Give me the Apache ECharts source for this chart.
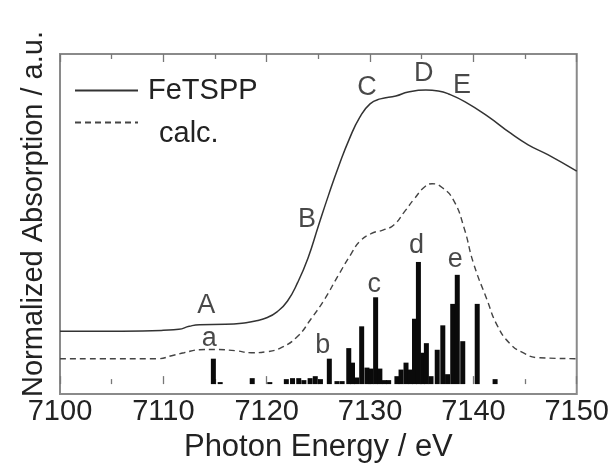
<!DOCTYPE html>
<html>
<head>
<meta charset="utf-8">
<script src="https://cdn.jsdelivr.net/npm/echarts@6/dist/echarts.min.js"></script>
<style>
html,body{margin:0;padding:0;background:#fff;}
#chart{width:612px;height:468px;}
</style>
</head>
<body>
<div id="chart"></div>
<script>
// Measured spectrum (FeTSPP)
var feE = [7100,7104,7108,7110,7111.5,7112.5,7113.5,7116,7118,7119,7120,7121,7122,7123,7124,7125,7126,7127,7128,7129,7130,7131,7132.5,7133.7,7135.4,7136.6,7137.6,7139.2,7141.4,7143.6,7145.3,7147.2,7150];
var feV = [0.160,0.160,0.161,0.163,0.166,0.175,0.180,0.181,0.186,0.192,0.201,0.219,0.251,0.308,0.382,0.479,0.574,0.663,0.743,0.808,0.849,0.864,0.873,0.885,0.891,0.888,0.879,0.855,0.811,0.760,0.725,0.695,0.645];
// Calculated spectrum
var calcE = [7100,7109.5,7110.8,7112,7113.5,7115,7117,7118.5,7120,7121.5,7123,7124.3,7125.6,7126.9,7128.2,7129,7130.1,7131.3,7132.3,7133.3,7134.3,7135.3,7136,7137,7138.1,7139.1,7140,7141.3,7142.3,7143.5,7144.8,7146.3,7150];
var calcV = [0.077,0.077,0.086,0.095,0.104,0.105,0.101,0.095,0.098,0.112,0.145,0.198,0.257,0.328,0.396,0.432,0.456,0.467,0.482,0.521,0.562,0.598,0.607,0.595,0.556,0.473,0.367,0.257,0.178,0.124,0.095,0.080,0.077];
// Stick (transition) spectrum
var stickE = [7114.84,7115.5,7118.6,7120.3,7121.9,7122.5,7123.1,7123.6,7124.2,7124.7,7125.2,7126.06,7126.8,7127.3,7127.94,7128.3,7128.7,7129.19,7129.7,7130.1,7130.54,7130.95,7131.4,7131.8,7132.6,7133.0,7133.48,7133.9,7134.3,7134.68,7135.1,7135.45,7135.9,7136.5,7137.04,7137.5,7138.0,7138.44,7138.97,7140.37,7142.1];
var stickV = [0.077,0.006,0.018,0.006,0.015,0.018,0.018,0.012,0.018,0.024,0.015,0.077,0.009,0.009,0.109,0.065,0.020,0.175,0.050,0.047,0.263,0.047,0.012,0.012,0.024,0.044,0.065,0.044,0.198,0.370,0.095,0.124,0.024,0.104,0.178,0.030,0.243,0.331,0.130,0.243,0.015];
// Peak annotations
var peakNames = ['A','B','C','D','E','a','b','c','d','e'];
var peakE = [7114.16,7123.9,7129.7,7135.2,7138.9,7114.45,7125.43,7130.4,7134.5,7138.25];
var peakV = [0.237,0.500,0.899,0.940,0.905,0.139,0.118,0.302,0.420,0.378];
var xTicks = [7100,7110,7120,7130,7140,7150];

function pairs(a,b){return a.map(function(x,i){return [x,b[i]];});}
var FONT = "'Liberation Sans', Arial, sans-serif";
var chart = echarts.init(document.getElementById('chart'));
var axisCommon = {
  type:'value', min:xTicks[0], max:xTicks[xTicks.length-1], interval:10,
  axisLine:{show:false},
  axisTick:{show:true, inside:true, length:8, lineStyle:{color:'#777', width:1.3}},
  minorTick:{show:true, splitNumber:2, length:5, lineStyle:{color:'#777', width:1.3}},
  splitLine:{show:false}
};
chart.setOption({
  animation:false,
  backgroundColor:'#fff',
  grid:{left:60, right:33, top:54, bottom:66, show:true, borderColor:'#8a8a8a', borderWidth:2},
  xAxis:[
    Object.assign({}, axisCommon, {
      position:'bottom',
      axisLabel:{show:true, color:'#222', fontSize:29, fontFamily:FONT, margin:3,
        formatter:function(v){return String(v);}},
      name:'Photon Energy / eV', nameLocation:'middle', nameGap:38,
      nameTextStyle:{color:'#222', fontSize:31, fontFamily:FONT}
    }),
    Object.assign({}, axisCommon, {position:'top', axisLabel:{show:false}})
  ],
  yAxis:[{
    type:'value', min:-0.03, max:1,
    axisLine:{show:false}, axisTick:{show:false}, axisLabel:{show:false}, splitLine:{show:false},
    name:'Normalized Absorption / a.u.', nameLocation:'middle', nameGap:12,
    nameTextStyle:{color:'#222', fontSize:29, fontFamily:FONT, padding:[0,0,0,20]}
  }],
  legend:[
    {data:['FeTSPP'], left:74, top:76, itemWidth:63, itemHeight:14, padding:0,
     itemStyle:{opacity:0},
     textStyle:{fontSize:29, fontFamily:FONT, color:'#222', padding:[0,0,0,5]}},
    {data:['calc.'], left:74, top:117, itemWidth:63, itemHeight:14, padding:0,
     itemStyle:{opacity:0},
     formatter:'{t|{name}}',
     textStyle:{fontSize:29, fontFamily:FONT, color:'#222',
       rich:{t:{fontSize:29, fontFamily:FONT, color:'#222', padding:[22,0,0,16]}}}}
  ],
  series:[
    {name:'FeTSPP', type:'line', data:pairs(feE,feV), showSymbol:false, symbol:'none',
     smooth:0.5, lineStyle:{color:'#333', width:1.5}, itemStyle:{color:'#333'}},
    {name:'calc.', type:'line', data:pairs(calcE,calcV), showSymbol:false, symbol:'none',
     smooth:0.5, lineStyle:{color:'#444', width:1.4, type:[6,4]}, itemStyle:{color:'#444'}},
    {name:'sticks', type:'bar', data:pairs(stickE,stickV), barWidth:5, itemStyle:{color:'#0a0a0a'}, silent:true},
    {name:'labels', type:'scatter', symbolSize:0, silent:true,
     data:peakNames.map(function(n,i){return {name:n, value:[peakE[i],peakV[i]]};}),
     label:{show:true, position:'inside', formatter:function(p){return p.name;}, fontSize:27, fontFamily:FONT, color:'#1a1a1a'}}
  ]
});
</script>
</body>
</html>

────────────────────────────────────────

▶ [Task details]: Copy out all the data exactly; skip the pictures.

▶ [Finished exercise]:
Give me the Apache ECharts source for this chart.
<!DOCTYPE html>
<html>
<head>
<meta charset="utf-8">
<script src="https://cdn.jsdelivr.net/npm/echarts@6/dist/echarts.min.js"></script>
<style>
html,body{margin:0;padding:0;background:#fff;}
#chart{width:612px;height:468px;}
</style>
</head>
<body>
<div id="chart"></div>
<script>
// Measured spectrum (FeTSPP)
var feE = [7100,7104,7108,7110,7111.5,7112.5,7113.5,7116,7118,7119,7120,7121,7122,7123,7124,7125,7126,7127,7128,7129,7130,7131,7132.5,7133.7,7135.4,7136.6,7137.6,7139.2,7141.4,7143.6,7145.3,7147.2,7150];
var feV = [0.160,0.160,0.161,0.163,0.166,0.175,0.180,0.181,0.186,0.192,0.201,0.219,0.251,0.308,0.382,0.479,0.574,0.663,0.743,0.808,0.849,0.864,0.873,0.885,0.891,0.888,0.879,0.855,0.811,0.760,0.725,0.695,0.645];
// Calculated spectrum
var calcE = [7100,7109.5,7110.8,7112,7113.5,7115,7117,7118.5,7120,7121.5,7123,7124.3,7125.6,7126.9,7128.2,7129,7130.1,7131.3,7132.3,7133.3,7134.3,7135.3,7136,7137,7138.1,7139.1,7140,7141.3,7142.3,7143.5,7144.8,7146.3,7150];
var calcV = [0.077,0.077,0.086,0.095,0.104,0.105,0.101,0.095,0.098,0.112,0.145,0.198,0.257,0.328,0.396,0.432,0.456,0.467,0.482,0.521,0.562,0.598,0.607,0.595,0.556,0.473,0.367,0.257,0.178,0.124,0.095,0.080,0.077];
// Stick (transition) spectrum
var stickE = [7114.84,7115.5,7118.6,7120.3,7121.9,7122.5,7123.1,7123.6,7124.2,7124.7,7125.2,7126.06,7126.8,7127.3,7127.94,7128.3,7128.7,7129.19,7129.7,7130.1,7130.54,7130.95,7131.4,7131.8,7132.6,7133.0,7133.48,7133.9,7134.3,7134.68,7135.1,7135.45,7135.9,7136.5,7137.04,7137.5,7138.0,7138.44,7138.97,7140.37,7142.1];
var stickV = [0.077,0.006,0.018,0.006,0.015,0.018,0.018,0.012,0.018,0.024,0.015,0.077,0.009,0.009,0.109,0.065,0.020,0.175,0.050,0.047,0.263,0.047,0.012,0.012,0.024,0.044,0.065,0.044,0.198,0.370,0.095,0.124,0.024,0.104,0.178,0.030,0.243,0.331,0.130,0.243,0.015];
// Peak annotations
var peakNames = ['A','B','C','D','E','a','b','c','d','e'];
var peakE = [7114.16,7123.9,7129.7,7135.2,7138.9,7114.45,7125.43,7130.4,7134.5,7138.25];
var peakV = [0.237,0.500,0.899,0.940,0.905,0.139,0.118,0.302,0.420,0.378];
var xTicks = [7100,7110,7120,7130,7140,7150];

function pairs(a,b){return a.map(function(x,i){return [x,b[i]];});}
var FONT = "'Liberation Sans', Arial, sans-serif";
var chart = echarts.init(document.getElementById('chart'));
var axisCommon = {
  type:'value', min:xTicks[0], max:xTicks[xTicks.length-1], interval:10,
  axisLine:{show:false},
  axisTick:{show:true, inside:true, length:8, lineStyle:{color:'#777', width:1.3}},
  minorTick:{show:true, splitNumber:2, length:5, lineStyle:{color:'#777', width:1.3}},
  splitLine:{show:false}
};
chart.setOption({
  animation:false,
  backgroundColor:'#fff',
  grid:{left:60, right:33, top:54, bottom:66, show:true, borderColor:'#8a8a8a', borderWidth:2},
  xAxis:[
    Object.assign({}, axisCommon, {
      position:'bottom',
      axisLabel:{show:true, color:'#222', fontSize:29, fontFamily:FONT, margin:3,
        formatter:function(v){return String(v);}},
      name:'Photon Energy / eV', nameLocation:'middle', nameGap:38,
      nameTextStyle:{color:'#222', fontSize:31, fontFamily:FONT}
    }),
    Object.assign({}, axisCommon, {position:'top', axisLabel:{show:false}})
  ],
  yAxis:[{
    type:'value', min:-0.03, max:1,
    axisLine:{show:false}, axisTick:{show:false}, axisLabel:{show:false}, splitLine:{show:false},
    name:'Normalized Absorption / a.u.', nameLocation:'middle', nameGap:12,
    nameTextStyle:{color:'#222', fontSize:29, fontFamily:FONT, padding:[0,0,0,20]}
  }],
  legend:[
    {data:['FeTSPP'], left:74, top:76, itemWidth:63, itemHeight:14, padding:0,
     itemStyle:{opacity:0},
     textStyle:{fontSize:29, fontFamily:FONT, color:'#222', padding:[0,0,0,5]}},
    {data:['calc.'], left:74, top:117, itemWidth:63, itemHeight:14, padding:0,
     itemStyle:{opacity:0},
     formatter:'{t|{name}}',
     textStyle:{fontSize:29, fontFamily:FONT, color:'#222',
       rich:{t:{fontSize:29, fontFamily:FONT, color:'#222', padding:[22,0,0,16]}}}}
  ],
  series:[
    {name:'FeTSPP', type:'line', data:pairs(feE,feV), showSymbol:false, symbol:'none',
     smooth:0.5, lineStyle:{color:'#333', width:1.5}, itemStyle:{color:'#333'}},
    {name:'calc.', type:'line', data:pairs(calcE,calcV), showSymbol:false, symbol:'none',
     smooth:0.5, lineStyle:{color:'#444', width:1.4, type:[6,4]}, itemStyle:{color:'#444'}},
    {name:'sticks', type:'bar', data:pairs(stickE,stickV), barWidth:5, itemStyle:{color:'#0a0a0a'}, silent:true},
    {name:'labels', type:'scatter', symbolSize:0, silent:true,
     data:peakNames.map(function(n,i){return {name:n, value:[peakE[i],peakV[i]]};}),
     label:{show:true, position:'inside', formatter:function(p){return p.name;}, fontSize:27, fontFamily:FONT, color:'#1a1a1a'}}
  ]
});
</script>
</body>
</html>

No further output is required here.